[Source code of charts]
* * * * * * * * *
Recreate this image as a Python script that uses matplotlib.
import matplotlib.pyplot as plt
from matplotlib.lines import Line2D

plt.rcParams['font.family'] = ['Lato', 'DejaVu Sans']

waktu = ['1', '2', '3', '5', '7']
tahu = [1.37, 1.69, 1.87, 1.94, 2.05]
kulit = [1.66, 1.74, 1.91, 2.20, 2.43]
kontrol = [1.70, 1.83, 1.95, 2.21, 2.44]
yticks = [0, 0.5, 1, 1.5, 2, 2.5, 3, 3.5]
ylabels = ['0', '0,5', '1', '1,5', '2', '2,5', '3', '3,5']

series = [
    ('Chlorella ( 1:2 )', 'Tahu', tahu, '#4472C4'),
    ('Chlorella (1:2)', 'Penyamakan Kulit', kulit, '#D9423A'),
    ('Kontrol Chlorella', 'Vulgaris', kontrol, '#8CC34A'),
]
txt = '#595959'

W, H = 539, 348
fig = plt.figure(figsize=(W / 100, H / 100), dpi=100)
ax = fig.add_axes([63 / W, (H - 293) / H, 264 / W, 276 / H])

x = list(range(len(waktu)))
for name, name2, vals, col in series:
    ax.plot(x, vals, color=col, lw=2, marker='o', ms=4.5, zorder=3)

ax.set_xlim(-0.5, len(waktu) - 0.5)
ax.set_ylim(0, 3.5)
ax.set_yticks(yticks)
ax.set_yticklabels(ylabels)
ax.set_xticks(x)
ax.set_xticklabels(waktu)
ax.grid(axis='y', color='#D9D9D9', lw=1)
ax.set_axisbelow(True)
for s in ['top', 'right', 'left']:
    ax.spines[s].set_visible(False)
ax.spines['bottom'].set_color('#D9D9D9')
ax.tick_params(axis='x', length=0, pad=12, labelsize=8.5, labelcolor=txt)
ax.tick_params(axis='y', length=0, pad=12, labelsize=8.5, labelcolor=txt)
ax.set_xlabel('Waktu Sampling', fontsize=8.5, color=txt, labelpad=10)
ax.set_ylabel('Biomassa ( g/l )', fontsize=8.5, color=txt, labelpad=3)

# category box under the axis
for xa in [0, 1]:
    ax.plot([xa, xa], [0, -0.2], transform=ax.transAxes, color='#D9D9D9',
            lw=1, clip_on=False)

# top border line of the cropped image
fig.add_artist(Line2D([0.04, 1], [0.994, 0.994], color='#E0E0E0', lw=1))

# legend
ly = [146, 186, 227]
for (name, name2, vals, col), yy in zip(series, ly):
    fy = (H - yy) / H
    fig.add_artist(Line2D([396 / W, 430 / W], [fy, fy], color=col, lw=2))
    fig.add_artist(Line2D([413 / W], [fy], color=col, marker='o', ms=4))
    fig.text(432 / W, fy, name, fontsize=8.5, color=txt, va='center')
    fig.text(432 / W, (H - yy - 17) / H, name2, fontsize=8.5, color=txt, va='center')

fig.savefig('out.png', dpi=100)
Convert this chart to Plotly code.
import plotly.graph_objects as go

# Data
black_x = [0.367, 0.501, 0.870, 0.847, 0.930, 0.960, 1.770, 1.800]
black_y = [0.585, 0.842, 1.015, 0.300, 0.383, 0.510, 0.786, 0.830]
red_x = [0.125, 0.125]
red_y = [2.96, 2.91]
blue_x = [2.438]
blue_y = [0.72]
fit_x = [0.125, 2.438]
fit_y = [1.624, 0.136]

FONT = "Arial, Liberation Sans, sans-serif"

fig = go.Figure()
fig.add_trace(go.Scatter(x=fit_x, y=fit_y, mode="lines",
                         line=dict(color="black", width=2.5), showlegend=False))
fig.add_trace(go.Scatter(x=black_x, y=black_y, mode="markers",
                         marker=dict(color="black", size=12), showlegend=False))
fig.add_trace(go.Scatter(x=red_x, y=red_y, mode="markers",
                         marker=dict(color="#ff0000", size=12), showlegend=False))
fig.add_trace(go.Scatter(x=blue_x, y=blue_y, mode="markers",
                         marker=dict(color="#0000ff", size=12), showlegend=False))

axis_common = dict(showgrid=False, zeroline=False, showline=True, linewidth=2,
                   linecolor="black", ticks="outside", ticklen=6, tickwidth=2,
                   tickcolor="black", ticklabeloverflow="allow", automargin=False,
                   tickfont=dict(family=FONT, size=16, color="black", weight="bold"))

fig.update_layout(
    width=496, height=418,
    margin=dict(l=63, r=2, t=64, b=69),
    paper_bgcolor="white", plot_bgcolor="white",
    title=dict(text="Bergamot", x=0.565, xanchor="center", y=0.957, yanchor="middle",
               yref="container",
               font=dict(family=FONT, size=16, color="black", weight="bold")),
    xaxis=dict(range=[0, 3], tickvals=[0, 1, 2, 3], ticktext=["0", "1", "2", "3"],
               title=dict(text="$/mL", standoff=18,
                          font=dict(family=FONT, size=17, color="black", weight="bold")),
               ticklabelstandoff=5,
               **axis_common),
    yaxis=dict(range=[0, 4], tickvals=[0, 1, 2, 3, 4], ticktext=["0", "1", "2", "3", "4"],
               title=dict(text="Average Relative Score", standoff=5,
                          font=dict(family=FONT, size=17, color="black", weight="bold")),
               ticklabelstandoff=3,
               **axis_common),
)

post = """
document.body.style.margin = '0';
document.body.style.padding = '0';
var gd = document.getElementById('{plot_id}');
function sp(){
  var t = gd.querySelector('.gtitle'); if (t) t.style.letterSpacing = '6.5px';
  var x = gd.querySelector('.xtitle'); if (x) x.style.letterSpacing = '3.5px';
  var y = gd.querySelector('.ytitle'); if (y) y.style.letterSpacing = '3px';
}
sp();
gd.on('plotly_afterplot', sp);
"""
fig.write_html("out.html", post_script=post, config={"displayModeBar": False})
* * * * * * * * *
Output, please, only the lines running from the start of the entries through the line that contains "0.994], color='#E0E0E0', lw=1))", including both of those lines.

Recreate this image as a Python script that uses matplotlib.
import matplotlib.pyplot as plt
from matplotlib.lines import Line2D

plt.rcParams['font.family'] = ['Lato', 'DejaVu Sans']

waktu = ['1', '2', '3', '5', '7']
tahu = [1.37, 1.69, 1.87, 1.94, 2.05]
kulit = [1.66, 1.74, 1.91, 2.20, 2.43]
kontrol = [1.70, 1.83, 1.95, 2.21, 2.44]
yticks = [0, 0.5, 1, 1.5, 2, 2.5, 3, 3.5]
ylabels = ['0', '0,5', '1', '1,5', '2', '2,5', '3', '3,5']

series = [
    ('Chlorella ( 1:2 )', 'Tahu', tahu, '#4472C4'),
    ('Chlorella (1:2)', 'Penyamakan Kulit', kulit, '#D9423A'),
    ('Kontrol Chlorella', 'Vulgaris', kontrol, '#8CC34A'),
]
txt = '#595959'

W, H = 539, 348
fig = plt.figure(figsize=(W / 100, H / 100), dpi=100)
ax = fig.add_axes([63 / W, (H - 293) / H, 264 / W, 276 / H])

x = list(range(len(waktu)))
for name, name2, vals, col in series:
    ax.plot(x, vals, color=col, lw=2, marker='o', ms=4.5, zorder=3)

ax.set_xlim(-0.5, len(waktu) - 0.5)
ax.set_ylim(0, 3.5)
ax.set_yticks(yticks)
ax.set_yticklabels(ylabels)
ax.set_xticks(x)
ax.set_xticklabels(waktu)
ax.grid(axis='y', color='#D9D9D9', lw=1)
ax.set_axisbelow(True)
for s in ['top', 'right', 'left']:
    ax.spines[s].set_visible(False)
ax.spines['bottom'].set_color('#D9D9D9')
ax.tick_params(axis='x', length=0, pad=12, labelsize=8.5, labelcolor=txt)
ax.tick_params(axis='y', length=0, pad=12, labelsize=8.5, labelcolor=txt)
ax.set_xlabel('Waktu Sampling', fontsize=8.5, color=txt, labelpad=10)
ax.set_ylabel('Biomassa ( g/l )', fontsize=8.5, color=txt, labelpad=3)

# category box under the axis
for xa in [0, 1]:
    ax.plot([xa, xa], [0, -0.2], transform=ax.transAxes, color='#D9D9D9',
            lw=1, clip_on=False)

# top border line of the cropped image
fig.add_artist(Line2D([0.04, 1], [0.994, 0.994], color='#E0E0E0', lw=1))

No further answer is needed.